Exports of unrefined nickel totaled 22,700 tonnes of which 22,600 tonnes were exported to non CIS countries and only 1000 tonnes to CIS countries. Exports of primary aluminum totaled 327,800 tonnes, refined copper 22,700 tonnes.
Gazprom to buy Kazak, Uzbek and Turkmenistan gas in 2009 at European prices
Gazprom has announced that it hosted a working meeting of Mr Alexey Miller chairman of the Management Committee of Gazprom, Mr Uzakbai Karabalin president of KazMunaiGaz, Mr Nurmmukhamad Akhmedov chairman of the management committee of Uzbekneftegaz and Mr Yagshigeldy Kakaev chairman of Turkmengaz. The meeting addressed the outlook for cooperation in the gas sector.

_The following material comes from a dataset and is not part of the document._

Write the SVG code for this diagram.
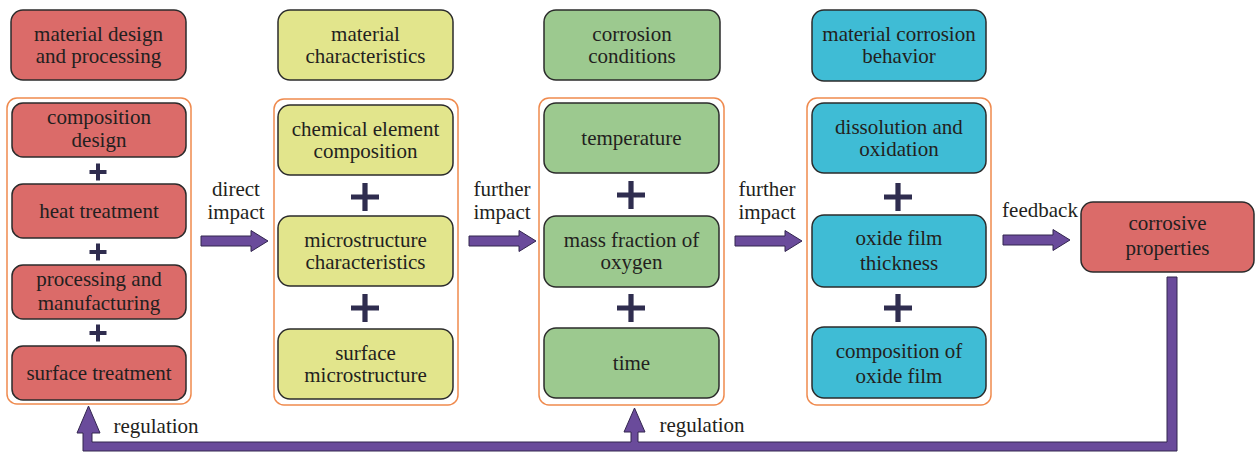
<svg xmlns="http://www.w3.org/2000/svg" width="1255" height="452" viewBox="0 0 1255 452">
<style>
text{font-family:'Liberation Serif','Times New Roman',serif;font-size:21px;fill:#231f20;text-anchor:middle}
.box{stroke:#2b2b2b;stroke-width:1.5}
.red{fill:#db6b69}
.yel{fill:#e2e58c}
.grn{fill:#9cc98f}
.cyn{fill:#3fbcd5}
.cont{fill:none;stroke:#ef8a4e;stroke-width:1.5}
.arr{fill:#6a4b9b;stroke:#33264f;stroke-width:1}
.plus{fill:#2f2d4f}
</style>
<defs>
<path id="harrow" d="M0,-5 H50 V-10.5 L67,0 L50,10.5 V5 H0 Z"/>
<path id="plusS" d="M-2,-8.5 H2 V-2 H8.5 V2 H2 V8.5 H-2 V2 H-8.5 V-2 H-2 Z"/>
<path id="plusB" d="M-2.6,-14 H2.6 V-2.6 H14 V2.6 H2.6 V14 H-2.6 V2.6 H-14 V-2.6 H-2.6 Z"/>
</defs>

<g id="col1">
<g id="h1"><rect class="box red" x="11" y="10" width="175" height="70" rx="12"/><text x="98.5" y="41">material design</text><text x="98.5" y="63">and processing</text></g>
<rect class="cont" x="7" y="98" width="184" height="306" rx="10"/>
<g id="n1a"><rect class="box red" x="12" y="103" width="174" height="54" rx="11"/><text x="99" y="124">composition</text><text x="99" y="147">design</text></g>
<use href="#plusS" class="plus" x="98" y="172"/>
<g id="n1b"><rect class="box red" x="12" y="184" width="174" height="54" rx="11"/><text x="99" y="218">heat treatment</text></g>
<use href="#plusS" class="plus" x="98" y="252"/>
<g id="n1c"><rect class="box red" x="12" y="265" width="174" height="54" rx="11"/><text x="99" y="286">processing and</text><text x="99" y="310">manufacturing</text></g>
<use href="#plusS" class="plus" x="98" y="333"/>
<g id="n1d"><rect class="box red" x="12" y="346" width="174" height="54" rx="11"/><text x="99" y="380">surface treatment</text></g>
</g>

<g id="col2">
<g id="h2"><rect class="box yel" x="278" y="10" width="175" height="70" rx="12"/><text x="365.5" y="41">material</text><text x="365.5" y="63">characteristics</text></g>
<rect class="cont" x="274" y="99" width="184" height="306" rx="10"/>
<g id="n2a"><rect class="box yel" x="278" y="105" width="175" height="70" rx="12"/><text x="365.5" y="136">chemical element</text><text x="365.5" y="158">composition</text></g>
<use href="#plusB" class="plus" x="365" y="197"/>
<g id="n2b"><rect class="box yel" x="278" y="216" width="175" height="70" rx="12"/><text x="365.5" y="247">microstructure</text><text x="365.5" y="269">characteristics</text></g>
<use href="#plusB" class="plus" x="365" y="308"/>
<g id="n2c"><rect class="box yel" x="278" y="329" width="175" height="70" rx="12"/><text x="365.5" y="360">surface</text><text x="365.5" y="382">microstructure</text></g>
</g>

<g id="col3">
<g id="h3"><rect class="box grn" x="544" y="10" width="176" height="70" rx="12"/><text x="632" y="41">corrosion</text><text x="632" y="63">conditions</text></g>
<rect class="cont" x="539" y="98" width="185" height="307" rx="10"/>
<g id="n3a"><rect class="box grn" x="544" y="103" width="175" height="70" rx="12"/><text x="631.5" y="145">temperature</text></g>
<use href="#plusB" class="plus" x="631" y="195"/>
<g id="n3b"><rect class="box grn" x="544" y="216" width="175" height="71" rx="12"/><text x="631.5" y="247">mass fraction of</text><text x="631.5" y="269">oxygen</text></g>
<use href="#plusB" class="plus" x="631" y="308"/>
<g id="n3c"><rect class="box grn" x="544" y="328" width="175" height="70" rx="12"/><text x="631.5" y="370">time</text></g>
</g>

<g id="col4">
<g id="h4"><rect class="box cyn" x="812" y="10" width="174" height="71" rx="12"/><text x="899" y="41">material corrosion</text><text x="899" y="63">behavior</text></g>
<rect class="cont" x="807" y="98" width="184" height="307" rx="10"/>
<g id="n4a"><rect class="box cyn" x="812" y="103" width="174" height="70" rx="12"/><text x="899" y="134">dissolution and</text><text x="899" y="156">oxidation</text></g>
<use href="#plusB" class="plus" x="898" y="197"/>
<g id="n4b"><rect class="box cyn" x="812" y="215" width="174" height="72" rx="12"/><text x="899" y="245">oxide film</text><text x="899" y="270">thickness</text></g>
<use href="#plusB" class="plus" x="898" y="308"/>
<g id="n4c"><rect class="box cyn" x="812" y="327" width="174" height="71" rx="12"/><text x="899" y="358">composition of</text><text x="899" y="383">oxide film</text></g>
</g>

<g id="out">
<rect class="box red" x="1081" y="202" width="173" height="70" rx="12"/><text x="1167.5" y="230">corrosive</text><text x="1167.5" y="255">properties</text>
</g>

<g id="connectors">
<use href="#harrow" class="arr" x="201" y="241"/>
<text x="236" y="196">direct</text><text x="236" y="219">impact</text>
<use href="#harrow" class="arr" x="469" y="241"/>
<text x="502" y="196">further</text><text x="502" y="219">impact</text>
<use href="#harrow" class="arr" x="735" y="241"/>
<text x="767" y="196">further</text><text x="767" y="219">impact</text>
<use href="#harrow" class="arr" x="1003" y="240"/>
<text x="1040" y="217">feedback</text>
<path class="arr" d="M1167,277 H1177 V451 H83 V433 H77 L88.5,406 L100,433 H92 V442 H631 V432 H624 L634.5,408 L645,432 H638 V442 H1167 Z"/>
<text x="156" y="433">regulation</text>
<text x="702" y="432">regulation</text>
</g>
</svg>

The released added that during the meeting the heads of the gas companies from Kazakhstan, Uzbekistan and Turkmenistan stated that “Based upon the interests of the national economies and considering the international commitments with regard to the energy supply reliability and continuity, starting from 2009 natural gas will be sold at European prices.”
Gazprom Neft plans USD 11 billion CAPEX till 2010
RIA Novosti reported that Gazprom Neft has approved a mid term investment program until 2010 at USD 11 billion. Gazprom Neft capital investment will stand at RUB 88.9 billion up by 36% against last year's investment program.
Mr Alexander Dyukov board chairman of Gazprom said "The ambitious mid-term investment program is designed to enable Gazprom Neft to attain its basic strategic goals."
Gazprom Neft aims to increase oil output, which totaled 32.7 million tonnes last year to boost reserves by geological exploration and development of new fields, to enhance competitiveness, to switch petrochemicals to Euro-4 standards by 2011, and to substantially increase retail trade in oil products.
Major funds will be channeled into oil production projects, with investment in 2008-2010 fixed at RUB 176.5 billion. The company will invest RUB 29.7 billion in geological exploration projects and spend RUB 27.3 billion on oil refining by 2010.